The Initial data provider interface now goes standby and responds to any requests from Client data sharing interface.

Note: at this point, the server is ready with all it’s components

3. Initialization of BIOS/UEFI network boot interface

Requires: Client configuration interface (Client parameters, Metadata (P2P))

This interface is available pre-programmed inside the ROM on the client computers. After power is applied to client computers, client initialize this interface automatically.

After initialization, it copies Client parameters and Metadata (P2P) from the server via Client configuration interface and loads Client data sharing interface.

It provides the following for consumption by other interfaces:

  • Suitable environment for Client data sharing interface.

4. Initialization of Client data sharing interface

Requires: BIOS/UEFI network boot interface (Suitable environment)

This interface is loaded on clients by BIOS/UEFI network boot interface.

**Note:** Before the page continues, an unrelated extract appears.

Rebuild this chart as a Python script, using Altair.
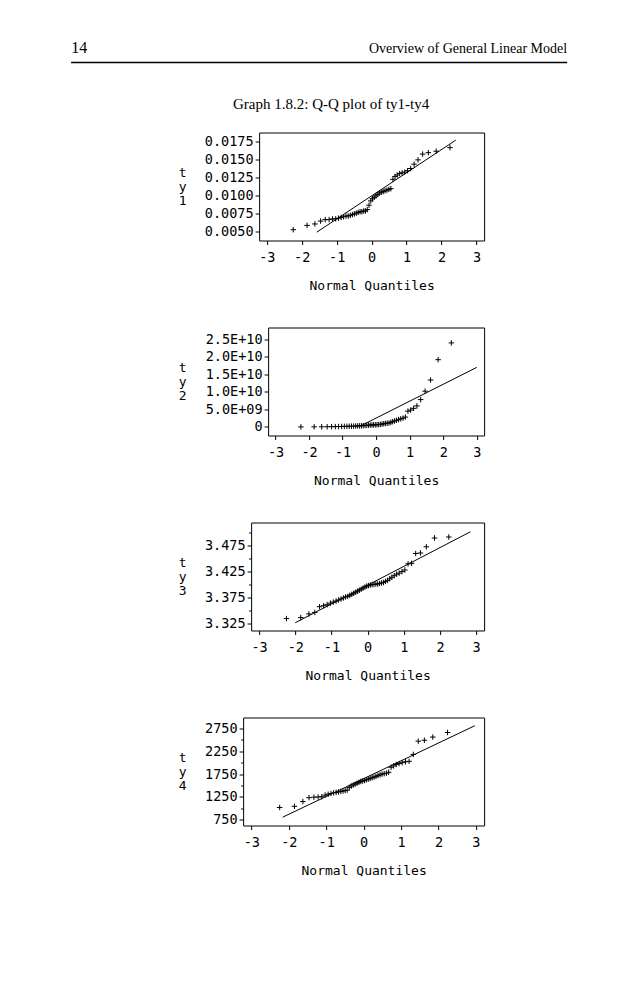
import altair as alt
import pandas as pd

# ---------------- text ----------------
page_number = "14"
running_head = "Overview of General Linear Model"
graph_title = "Graph 1.8.2: Q-Q plot of ty1-ty4"
x_title = "Normal Quantiles"
y_titles = [["t", "y", "1"], ["t", "y", "2"], ["t", "y", "3"], ["t", "y", "4"]]

# ---------------- data ----------------
normal_quantiles = [
    -2.243, -1.848, -1.623, -1.460, -1.328, -1.216, -1.118, -1.029, -0.948, -0.872,
    -0.802, -0.734, -0.670, -0.609, -0.550, -0.493, -0.438, -0.384, -0.330, -0.278,
    -0.227, -0.176, -0.125, -0.075, -0.025, 0.025, 0.075, 0.125, 0.176, 0.227,
    0.278, 0.330, 0.384, 0.438, 0.493, 0.550, 0.609, 0.670, 0.734, 0.802,
    0.872, 0.948, 1.029, 1.118, 1.216, 1.328, 1.460, 1.623, 1.848, 2.243,
]

ty1 = [
    0.0052, 0.0058, 0.0060, 0.0064, 0.0066, 0.0066, 0.0067, 0.0067, 0.0068, 0.0069,
    0.0070, 0.0071, 0.0071, 0.0072, 0.0073, 0.0074, 0.0075, 0.0076, 0.0077, 0.0077,
    0.0078, 0.0078, 0.0080, 0.0086, 0.0092, 0.0095, 0.0097, 0.0099, 0.0101, 0.0103,
    0.0104, 0.0105, 0.0106, 0.0107, 0.0108, 0.0109, 0.0122, 0.0126, 0.0128, 0.0130,
    0.0131, 0.0132, 0.0134, 0.0137, 0.0143, 0.0149, 0.0157, 0.0159, 0.0161, 0.0166,
]

ty2 = [
    0.0, 0.02e9, 0.03e9, 0.05e9, 0.06e9, 0.08e9, 0.10e9, 0.12e9, 0.14e9, 0.16e9,
    0.18e9, 0.20e9, 0.22e9, 0.25e9, 0.28e9, 0.30e9, 0.33e9, 0.36e9, 0.40e9, 0.45e9,
    0.50e9, 0.52e9, 0.55e9, 0.58e9, 0.60e9, 0.62e9, 0.65e9, 0.70e9, 0.80e9, 0.90e9,
    1.0e9, 1.05e9, 1.1e9, 1.3e9, 1.5e9, 1.7e9, 1.9e9, 2.1e9, 2.3e9, 2.5e9,
    2.8e9, 4.5e9, 4.8e9, 5.3e9, 6.0e9, 7.8e9, 10.2e9, 13.4e9, 19.2e9, 24.0e9,
]

ty3 = [
    3.334, 3.336, 3.343, 3.346, 3.357, 3.359, 3.361, 3.364, 3.366, 3.368,
    3.370, 3.372, 3.374, 3.376, 3.377, 3.379, 3.381, 3.383, 3.385, 3.387,
    3.389, 3.391, 3.393, 3.395, 3.397, 3.398, 3.399, 3.400, 3.400, 3.401,
    3.401, 3.402, 3.403, 3.404, 3.406, 3.408, 3.411, 3.414, 3.417, 3.420,
    3.422, 3.425, 3.428, 3.440, 3.441, 3.460, 3.461, 3.473, 3.490, 3.492,
]

ty4 = [
    1020, 1045, 1150, 1235, 1245, 1250, 1255, 1290, 1310, 1325,
    1340, 1350, 1360, 1370, 1380, 1390, 1400, 1460, 1490, 1510,
    1530, 1550, 1570, 1590, 1600, 1610, 1625, 1640, 1655, 1670,
    1685, 1700, 1720, 1735, 1750, 1760, 1770, 1790, 1900, 1930,
    1960, 1980, 2000, 2020, 2030, 2180, 2470, 2490, 2560, 2660,
]

# reference lines (end points)
ty1_line_q = [-1.57, 2.41]
ty1_line_v = [0.00486, 0.01764]
ty2_line_q = [-0.45, 3.0]
ty2_line_v = [0.35e9, 17.0e9]
ty3_line_q = [-2.0, 2.84]
ty3_line_v = [3.326, 3.502]
ty4_line_q = [-2.16, 2.97]
ty4_line_v = [809, 2808]

# axis ticks
x_ticks = [-3, -2, -1, 0, 1, 2, 3]
ty1_ticks = [0.005, 0.0075, 0.01, 0.0125, 0.015, 0.0175]
ty2_ticks = [0, 5e9, 1e10, 1.5e10, 2e10, 2.5e10]
ty2_tick_labels = ["0", "5.0E+09", "1.0E+10", "1.5E+10", "2.0E+10", "2.5E+10"]
ty3_major = [3.325, 3.375, 3.425, 3.475]
ty3_minor = [3.35, 3.40, 3.45, 3.50]
ty4_major = [750, 1250, 1750, 2250, 2750]
ty4_minor = [1000, 1500, 2000, 2500]

MONO = "DejaVu Sans Mono"
SERIF = "Liberation Serif"
PLUS = "M-1,0L1,0M0,-1L0,1"
H = 108
TITLE_LH = 14

# layout: page x of each frame's left edge (right edges all at 483)
FRAME_RIGHT = 483
HEAD_LEFT = 70            # page x of the running head's left end
HEAD_SHIFT = 150          # running head starts this far left of the header origin
HEAD_W = 346              # header group width (text block ends at its right edge)
TITLE_CX = 330            # page x of the graph title centre
Y_TITLE_X = 181           # page x of the stacked y titles


def js_list(vals):
    return "[" + ",".join(repr(v) for v in vals) + "]"


def panel(values, line_q, line_v, frame_left, y_domain, y_axis_kwargs, title, chart_title=None):
    width = FRAME_RIGHT - frame_left
    # vconcat centring moves a view by half the gap of its right extent,
    # so an invisible rule sets that extent to place the frame.
    extent = HEAD_W + 0.75 - 2 * (frame_left - (HEAD_LEFT + HEAD_SHIFT)) - 0.5
    pts = pd.DataFrame({"q": normal_quantiles, "v": values})
    ln = pd.DataFrame({"q": line_q, "v": line_v})
    x = alt.X(
        "q:Q",
        scale=alt.Scale(domain=[-3.22, 3.22], nice=False, zero=False),
        axis=alt.Axis(
            values=x_ticks,
            labelExpr="datum.value < 0 ? '-' + abs(datum.value) : '' + datum.value",
            title=x_title,
            titleX=width / 2,
            titleY=45,
            titleBaseline="middle",
            titleAlign="center",
            labelPadding=6,
            tickSize=4,
        ),
    )
    y = alt.Y(
        "v:Q",
        scale=alt.Scale(domain=y_domain, nice=False, zero=False),
        axis=alt.Axis(
            title=title,
            titleAngle=0,
            titleX=Y_TITLE_X - frame_left,
            titleY=H / 2 - TITLE_LH,
            titleAlign="center",
            titleBaseline="middle",
            titleLineHeight=TITLE_LH,
            labelPadding=2,
            **y_axis_kwargs,
        ),
    )
    line = alt.Chart(ln).mark_line(color="black", strokeWidth=1).encode(x=x, y=y)
    points = alt.Chart(pts).mark_point(
        shape=PLUS, size=30, filled=False, color="black", strokeWidth=1, opacity=1
    ).encode(x=x, y=y)
    spacer = alt.Chart(pd.DataFrame({"k": [0]})).mark_rule(
        color="white", strokeOpacity=0, strokeWidth=1
    ).encode(x=alt.value(width), x2=alt.value(extent), y=alt.value(0))
    props = dict(width=width, height=H)
    if chart_title is not None:
        props["title"] = alt.TitleParams(
            chart_title,
            font=SERIF,
            fontSize=15,
            fontWeight="normal",
            color="black",
            anchor="middle",
            frame="group",
            dx=TITLE_CX - (frame_left + width / 2),
            offset=20.5,
        )
    return alt.layer(line, points, spacer).properties(**props)


p1 = panel(
    ty1, ty1_line_q, ty1_line_v, 258, [0.0037, 0.0187],
    dict(values=ty1_ticks, format=".4f", tickSize=4),
    y_titles[0], chart_title=graph_title,
)
p2 = panel(
    ty2, ty2_line_q, ty2_line_v, 267, [-2.46e9, 2.84e10],
    dict(
        values=ty2_ticks,
        labelExpr=js_list(ty2_tick_labels).replace('"', "'") + "[indexof(" + js_list(ty2_ticks) + ", datum.value)]",
        tickSize=4,
    ),
    y_titles[1],
)
p3 = panel(
    ty3, ty3_line_q, ty3_line_v, 250, [3.311, 3.520],
    dict(
        values=ty3_major + ty3_minor,
        format=".3f",
        labelExpr="indexof(" + js_list(ty3_major) + ", datum.value) >= 0 ? datum.label : ''",
        tickSize={"condition": {"test": "indexof(" + js_list(ty3_major) + ", datum.value) >= 0", "value": 4}, "value": 2.5},
    ),
    y_titles[2],
)
p4 = panel(
    ty4, ty4_line_q, ty4_line_v, 242, [626, 2988],
    dict(
        values=ty4_major + ty4_minor,
        format="d",
        labelExpr="indexof(" + js_list(ty4_major) + ", datum.value) >= 0 ? datum.label : ''",
        tickSize={"condition": {"test": "indexof(" + js_list(ty4_major) + ", datum.value) >= 0", "value": 4}, "value": 2.5},
    ),
    y_titles[3],
)

# ---------------- page header ----------------
hdr = alt.Chart(pd.DataFrame({"k": [0]}))
num = hdr.mark_text(align="left", baseline="alphabetic", font=SERIF, fontSize=16, color="black").encode(
    x=alt.value(-HEAD_SHIFT), y=alt.value(16), text=alt.value(page_number)
)
head = hdr.mark_text(align="right", baseline="alphabetic", font=SERIF, fontSize=14, color="black").encode(
    x=alt.value(HEAD_W), y=alt.value(16), text=alt.value(running_head)
)
rule = hdr.mark_rule(color="black", strokeWidth=1.5).encode(
    x=alt.value(-HEAD_SHIFT), x2=alt.value(HEAD_W), y=alt.value(26)
)
header = alt.layer(num, head, rule).properties(
    width=HEAD_W, height=26, view=alt.ViewBackground(strokeOpacity=0)
)

chart = (
    alt.vconcat(header, p1, p2, p3, p4, spacing=33, center=True)
    .properties(padding={"left": 62, "top": 28.5, "right": 5, "bottom": 5}, background="white")
    .configure_view(stroke="black", strokeWidth=1)
    .configure_axis(
        domain=False,
        grid=False,
        tickColor="black",
        tickWidth=1,
        labelFont=MONO,
        labelFontSize=13.5,
        labelColor="black",
        titleFont=MONO,
        titleFontSize=13,
        titleFontWeight="normal",
        titleColor="black",
    )
)

chart.save("out.html", embed_options={"renderer": "svg", "actions": False})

During the bring-up of this interface the server does the following:

  • Initialize networking stack on the client.
  • Load P2P networking support software on the client.
  • Download Operating system image files from the network to local memory.

After the above tasks are finished it calls Operating system loading interface.

It provides the following for consumption by other interfaces:

  • Operating system image files.

5. Initialization of Operating system loading interface

Requires: Client data sharing interface (Operating system image files)

This interface is loaded on clients by Client data sharing interface. During the bring-up of this interface the server does the following:

  • Read operating system image files.
  • Decide appropriate method to load the Operating system.
  • Launch the Operating system.

After loading the operating system, BootTorrent exits from the client.

Mechanisms

Loading client data sharing interface

BIOS/UEFI network boot interface has very limited functionality but this limited functionality is flexible enough that it allows loading a small Operating System. This Operating system will be pre-programmed to be able to fully use any form of distributed P2P data sharing technology such as BitTorrent or anything else that may be desired.

Loading of Client configuration and Initial data provider interface

An executable or script could be placed on the server that could serve as a central point to start or manage the process. It would glue all the components together and load them in proper order when this script is invoked.